Religious liberty bills discriminate, not liberate

THE EDITORIAL BOARD

Actress Sara Ramirez speaks at a rally for All In for Equality Advocacy Day March 20 at the Capitol in Austin. Event organizers and participants rallied and spoke with legislators about LGBT issues.
Actress Sara Ramirez speaks at a rally for All In for Equality Advocacy Day March 20 at the Capitol in Austin. Event organizers and participants rallied and spoke with legislators about LGBT issues. AP

Religious liberty laws don’t give religious freedom — they take it away.

The Constitution protects religious freedom. It’s a fundamental right that any American can exercise, so these bills don’t do anything but discriminate against a minority group — this time the LGBTQ community.

None of these laws are necessary, and all of them are damaging.

Seventeen “religious liberty” bills have been filed in this year’s legislative session, all discriminating against the LGBTQ community in one way or another.

The most controversial is House Bill 3859.

Along with three similar bills, it would protect faith-based child welfare organizations when they exercise their “sincerely held religious beliefs.”

Which means this bill protects these organizations from being sued for not providing abortions or contraceptives, or for denying adoptions or foster care placement that somehow go against their religious beliefs.
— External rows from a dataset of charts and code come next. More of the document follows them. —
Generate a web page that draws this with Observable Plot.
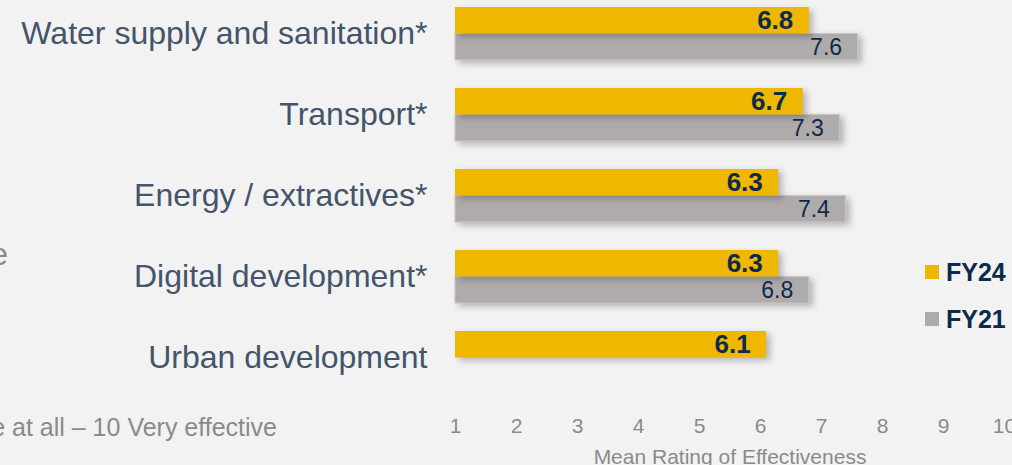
<!DOCTYPE html>
<html>
<head>
<meta charset="utf-8">
<script src="https://cdn.jsdelivr.net/npm/d3@7"></script>
<script src="https://cdn.jsdelivr.net/npm/@observablehq/plot@0.6"></script>
<style>
  html, body { margin: 0; padding: 0; background: #f2f2f2; overflow: hidden; }
  #wrap { position: relative; width: 1012px; height: 465px; overflow: hidden; font-family: "Liberation Sans", Arial, sans-serif; }
  #chart { position: absolute; left: 0; top: 0; }
  .note { position: absolute; color: #8a8a8a; text-align: right; white-space: nowrap; }
  #legend { position: absolute; left: 925px; top: 260px; color: #0c2a4a; font-weight: bold; font-size: 25px; }
  #legend .item { display: flex; align-items: center; height: 24px; margin-bottom: 23px; }
  #legend .sw { width: 14px; height: 14px; margin-right: 7px; }
</style>
</head>
<body>
<div id="wrap">
  <div id="chart"></div>
  <div class="note" style="left:-600px; width:608px; top:236px; font-size:32px; line-height:36px;">*Statistically significant difference</div>
  <div class="note" style="left:-500px; width:777px; top:413px; font-size:25px; line-height:28px;">Scale: 1 Not effective at all – 10 Very effective</div>
  <div id="legend"></div>
</div>
<script>
const categories = ["Water supply and sanitation*", "Transport*", "Energy / extractives*", "Digital development*", "Urban development"];
const fy24 = [6.8, 6.7, 6.3, 6.3, 6.1];
const fy21 = [7.6, 7.3, 7.4, 6.8, null];
const seriesNames = ["FY24", "FY21"];
const seriesColors = ["#efb700", "#afabab"];
const xTicks = [1, 2, 3, 4, 5, 6, 7, 8, 9, 10];
const xTitle = "Mean Rating of Effectiveness";

const rows24 = categories.map((c, i) => ({category: c, value: fy24[i]}));
const rows21 = categories.map((c, i) => ({category: c, value: fy21[i]})).filter(d => d.value != null);
const xMin = xTicks[0];
const font = "Liberation Sans, Arial, sans-serif";

const chart = Plot.plot({
  width: 1012,
  height: 465,
  marginTop: 5,
  marginBottom: 80,
  marginLeft: 455,
  marginRight: 8,
  style: {background: "transparent", fontFamily: font, overflow: "visible"},
  x: {domain: [xTicks[0], xTicks[xTicks.length - 1]]},
  y: {domain: categories, paddingInner: 0.35, paddingOuter: 0},
  marks: [
    Plot.axisY({tickSize: 0, tickPadding: 28, fontSize: 32, fill: "#44546a", label: null}),
    Plot.axisX({ticks: xTicks, tickSize: 0, tickPadding: 33, fontSize: 21, fill: "#8a8a8a",
      tickFormat: d => String(d), label: xTitle, labelAnchor: "center", labelArrow: "none", labelOffset: 78}),
    Plot.barX(rows21, {x1: () => xMin, x2: "value", y: "category", fill: seriesColors[1], insetTop: 26.5, stroke: "#c9c6c6", strokeWidth: 1}),
    Plot.barX(rows24, {x1: () => xMin, x2: "value", y: "category", fill: seriesColors[0], insetBottom: 26.5}),
    Plot.text(rows24, {x: "value", y: "category", text: d => d.value.toFixed(1), textAnchor: "end", dx: -16, dy: -13,
      fontSize: 26, fontWeight: "bold", fill: "#0c2a4a"}),
    Plot.text(rows21, {x: "value", y: "category", text: d => d.value.toFixed(1), textAnchor: "end", dx: -16, dy: 14,
      fontSize: 23, fill: "#0c2a4a"})
  ]
});
document.getElementById("chart").appendChild(chart);

const bars = chart.querySelectorAll('g[aria-label="bar"]');
bars.forEach(g => g.style.filter = "drop-shadow(4px 3px 3px rgba(0,0,0,0.25))");

const legend = document.getElementById("legend");
seriesNames.forEach((name, i) => {
  const item = document.createElement("div");
  item.className = "item";
  item.innerHTML = `<span class="sw" style="background:${seriesColors[i]}"></span><span>${name}</span>`;
  legend.appendChild(item);
});
</script>
</body>
</html>
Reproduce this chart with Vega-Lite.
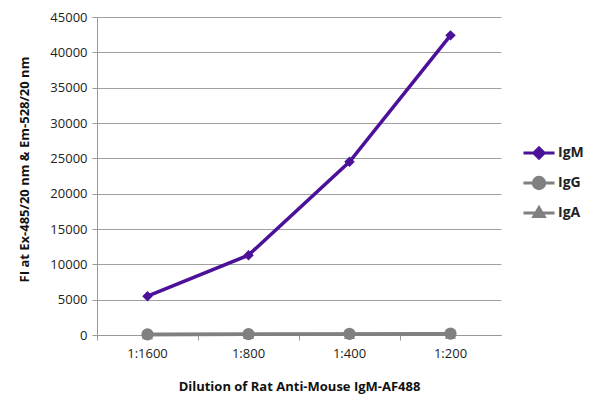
{
  "$schema": "https://vega.github.io/schema/vega-lite/v6.json",
  "width": 404,
  "height": 318,
  "autosize": {"type": "none"},
  "padding": {"left": 97, "top": 17, "right": 99, "bottom": 72},
  "background": "white",
  "config": {
    "font": "Open Sans",
    "view": {"stroke": null},
    "axis": {"labelFont": "Open Sans", "titleFont": "Open Sans"}
  },
  "data": {
    "values": [
      {"dilution": "1:1600", "isotype": "IgM", "value": 5500},
      {"dilution": "1:800", "isotype": "IgM", "value": 11300},
      {"dilution": "1:400", "isotype": "IgM", "value": 24500},
      {"dilution": "1:200", "isotype": "IgM", "value": 42400},
      {"dilution": "1:1600", "isotype": "IgA", "value": 60},
      {"dilution": "1:800", "isotype": "IgA", "value": 90},
      {"dilution": "1:400", "isotype": "IgA", "value": 120},
      {"dilution": "1:200", "isotype": "IgA", "value": 150},
      {"dilution": "1:1600", "isotype": "IgG", "value": 80},
      {"dilution": "1:800", "isotype": "IgG", "value": 120},
      {"dilution": "1:400", "isotype": "IgG", "value": 150},
      {"dilution": "1:200", "isotype": "IgG", "value": 190}
    ]
  },
  "encoding": {
    "x": {
      "field": "dilution",
      "type": "ordinal",
      "sort": ["1:1600", "1:800", "1:400", "1:200"],
      "scale": {"type": "band", "paddingInner": 0, "paddingOuter": 0},
      "axis": {
        "title": "Dilution of Rat Anti-Mouse IgM-AF488",
        "titleFontSize": 13,
        "titleFontWeight": "bold",
        "titleColor": "#111",
        "titleY": 51,
        "titleBaseline": "middle",
        "labelAngle": 0,
        "labelFontSize": 13,
        "labelColor": "#222",
        "labelPadding": 7,
        "bandPosition": 0,
        "tickColor": "#999",
        "tickSize": 5,
        "domainColor": "#999",
        "grid": false
      }
    },
    "y": {
      "field": "value",
      "type": "quantitative",
      "scale": {"domain": [0, 45000], "nice": false},
      "axis": {
        "title": "FI at Ex-485/20 nm & Em-528/20 nm",
        "titleFontSize": 13,
        "titleFontWeight": "bold",
        "titleColor": "#111",
        "titleX": -73,
        "titleY": 152,
        "titleBaseline": "middle",
        "values": [0, 5000, 10000, 15000, 20000, 25000, 30000, 35000, 40000, 45000],
        "format": "d",
        "labelFontSize": 13,
        "labelColor": "#222",
        "labelPadding": 5,
        "tickColor": "#999",
        "tickSize": 5,
        "domainColor": "#999",
        "gridColor": "#a0a0a0",
        "gridWidth": 1
      }
    },
    "color": {
      "field": "isotype",
      "type": "nominal",
      "scale": {"domain": ["IgM", "IgG", "IgA"], "range": ["#4B1199", "#808080", "#808080"]},
      "legend": {
        "title": null,
        "orient": "none",
        "legendX": 435,
        "legendY": 129,
        "symbolSize": 107,
        "symbolStrokeWidth": 3,
        "labelFontSize": 14,
        "labelFontWeight": "bold",
        "labelColor": "#222",
        "labelOffset": 12,
        "rowPadding": 6,
        "encode": {
          "symbols": {
            "update": {
              "shape": {"signal": "datum.value === 'IgM' ? 'M-3,0L3,0M-1,0L0,-1L1,0L0,1Z' : datum.value === 'IgG' ? 'M-3,0L3,0M-1.1,0A1.1,1.1 0 1,0 1.1,0A1.1,1.1 0 1,0 -1.1,0Z' : 'M-3,0L3,0M-1,0.7L0,-1L1,0.7Z'"},
              "fill": {"signal": "datum.value === 'IgM' ? '#4B1199' : '#808080'"},
              "stroke": {"signal": "datum.value === 'IgM' ? '#4B1199' : '#808080'"},
              "opacity": {"value": 1}
            }
          }
        }
      }
    }
  },
  "layer": [
    {
      "mark": {"type": "line", "strokeWidth": 3.5},
      "encoding": {"detail": {"field": "isotype"}}
    },
    {
      "transform": [{"filter": "datum.isotype === 'IgA'"}],
      "mark": {"type": "point", "filled": true, "opacity": 1, "size": 120, "shape": "triangle-up"}
    },
    {
      "transform": [{"filter": "datum.isotype === 'IgG'"}],
      "mark": {"type": "point", "filled": true, "opacity": 1, "size": 150, "shape": "circle"}
    },
    {
      "transform": [{"filter": "datum.isotype === 'IgM'"}],
      "mark": {"type": "point", "filled": true, "opacity": 1, "size": 110, "shape": "diamond"}
    }
  ]
}
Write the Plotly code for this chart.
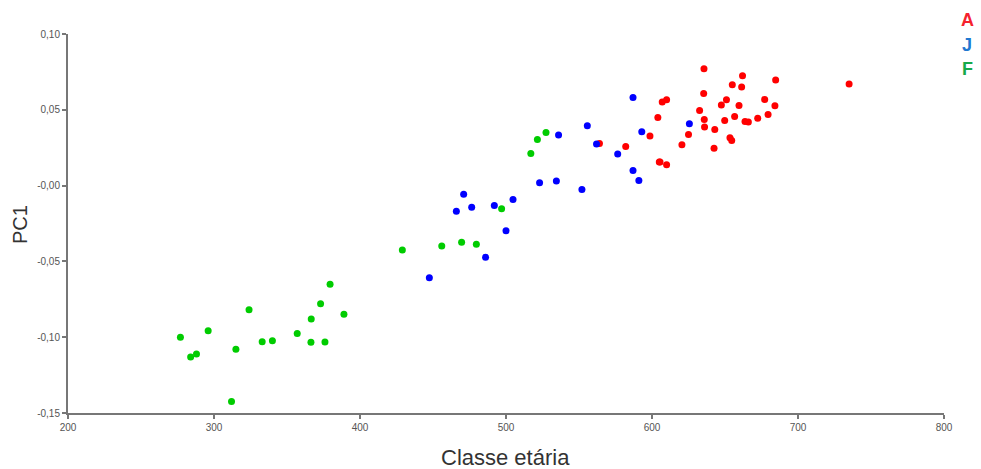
import plotly.graph_objects as go

# Group A (adults) - red
a_x = [564, 582, 598.6, 604, 605, 607, 610, 605.5, 610, 620.5, 625, 632.6, 635.6, 635.4, 635.8, 636,
       643, 642.5, 647.5, 651, 649.8, 653.4, 654.6, 655, 656.6, 659.6, 661.4, 662, 663.7, 666, 672.4,
       677.2, 679.5, 684.2, 684.7, 735]
a_y = [0.0277, 0.0258, 0.0328, 0.0449, 0.0155, 0.0551, 0.0566, 0.0155, 0.0137, 0.0269, 0.0337, 0.0495,
       0.0771, 0.0608, 0.0436, 0.0386, 0.037, 0.0247, 0.0531, 0.0566, 0.0429, 0.0315, 0.0297, 0.0665,
       0.0456, 0.0528, 0.065, 0.0725, 0.0423, 0.0419, 0.0445, 0.0568, 0.0469, 0.0526, 0.0696, 0.0671]

# Group J (juveniles) - blue
j_x = [447.5, 466, 471, 476.5, 486, 492, 500, 504.8, 523, 534.5, 536, 552, 555.7, 562, 576.5, 587,
       587, 591, 593, 625.6]
j_y = [-0.0608, -0.0169, -0.0057, -0.0143, -0.0473, -0.0132, -0.0297, -0.0092, 0.0018, 0.0031, 0.0333,
       -0.0026, 0.0394, 0.0275, 0.0209, 0.0581, 0.0099, 0.0033, 0.0355, 0.0408]

# Group F - green
f_x = [277, 284, 288, 296, 312, 315, 324, 333, 340, 357, 366.6, 366.4, 373, 376, 379.5, 389,
       429, 456, 469.6, 479.7, 497, 517, 521.5, 527.4]
f_y = [-0.100, -0.113, -0.111, -0.0958, -0.1424, -0.108, -0.0819, -0.103, -0.1024, -0.0975, -0.088,
       -0.1034, -0.078, -0.1032, -0.065, -0.0849, -0.0425, -0.0398, -0.0374, -0.0387, -0.0152, 0.0211,
       0.0304, 0.035]

x_ticks = [200, 300, 400, 500, 600, 700, 800]
y_ticks = [0.10, 0.05, 0.0, -0.05, -0.10, -0.15]
y_tick_text = ["0,10", "0,05", "-0,00", "-0,05", "-0,10", "-0,15"]

groups = [("A", a_x, a_y, "#ff0000", "#f5222d"),
          ("J", j_x, j_y, "#0000ff", "#1f78d1"),
          ("F", f_x, f_y, "#00cc00", "#16a94a")]

W, H = 981, 469
L, T = 68, 34
pw, ph = 876, 379
R = W - L - pw
B = H - T - ph

def px(xp):
    return (xp - L) / pw

def py(yp):
    return (H - B - yp) / ph

fig = go.Figure()
for name, xs, ys, col, _ in groups:
    fig.add_trace(go.Scatter(x=xs, y=ys, mode="markers", name=name,
                             marker=dict(color=col, size=7, line=dict(width=0))))

for i, (name, _, _, _, lcol) in enumerate(groups):
    fig.add_annotation(text="<b>" + name + "</b>", x=px(967), y=py(20 + i * 24.5), xref="paper", yref="paper",
                       showarrow=False, xanchor="center", yanchor="middle",
                       font=dict(size=18, color=lcol, family="Liberation Sans"))

fig.add_annotation(text="PC1", x=px(20), y=py(225), xref="paper", yref="paper", showarrow=False,
                   textangle=-90, xanchor="center", yanchor="middle",
                   font=dict(size=20, color="#333333", family="Liberation Sans"))
fig.add_annotation(text="Classe etária", x=px(505), y=py(457), xref="paper", yref="paper", showarrow=False,
                   xanchor="center", yanchor="middle",
                   font=dict(size=22, color="#333333", family="Liberation Sans"))

axis_common = dict(showgrid=False, zeroline=False, showline=True, linecolor="#777777", linewidth=2,
                   ticks="outside", ticklen=4, tickwidth=1.5, tickcolor="#777777",
                   tickfont=dict(size=10, color="#555555", family="Liberation Sans"))

fig.update_layout(
    width=W, height=H,
    margin=dict(l=L, r=R, t=T, b=B),
    plot_bgcolor="white", paper_bgcolor="white",
    showlegend=False,
    xaxis=dict(range=[200, 800], tickvals=x_ticks, **axis_common),
    yaxis=dict(range=[-0.15, 0.10], tickvals=y_ticks, ticktext=y_tick_text, **axis_common),
)

fig.write_html("out.html", config={"displayModeBar": False},
               post_script="document.body.style.margin='0px';document.body.style.overflow='hidden';")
Bill author Rep. James Frank, R-Wichita Falls, says HB 3859 isn’t politically charged, but rather is meant to help provide quality homes for children in child welfare services.

Organizations like the Texas Catholic Conference of Bishops are worried about litigation and hesitant to continue in the child welfare system without religious liberty protections.

But “sincerely held religious beliefs” is so vague that it could open up some worrisome doors.

The bill says the “sincerely held religious beliefs” can’t be used to discriminate against race, religion, ethnicity or national origin, but it says nothing about sexual orientation.

The language in the bill would allow child welfare organizations to deny members of the LGBTQ community the ability to adopt, become foster parents or even engage with child welfare services.

The bill does mandate that a “secondary service provider” be ensured if a service is against the original provider’s belief system, and it cannot be used to deny “necessary child welfare services” from another provider, but these are slapdash attempts to make the bill seem less discriminatory.

HB 3859 was left pending in committee.

It would be a shame if faith-based organizations stop working in the welfare system because of possible litigation, but we shouldn’t have to discriminate against a whole community to help kids in need.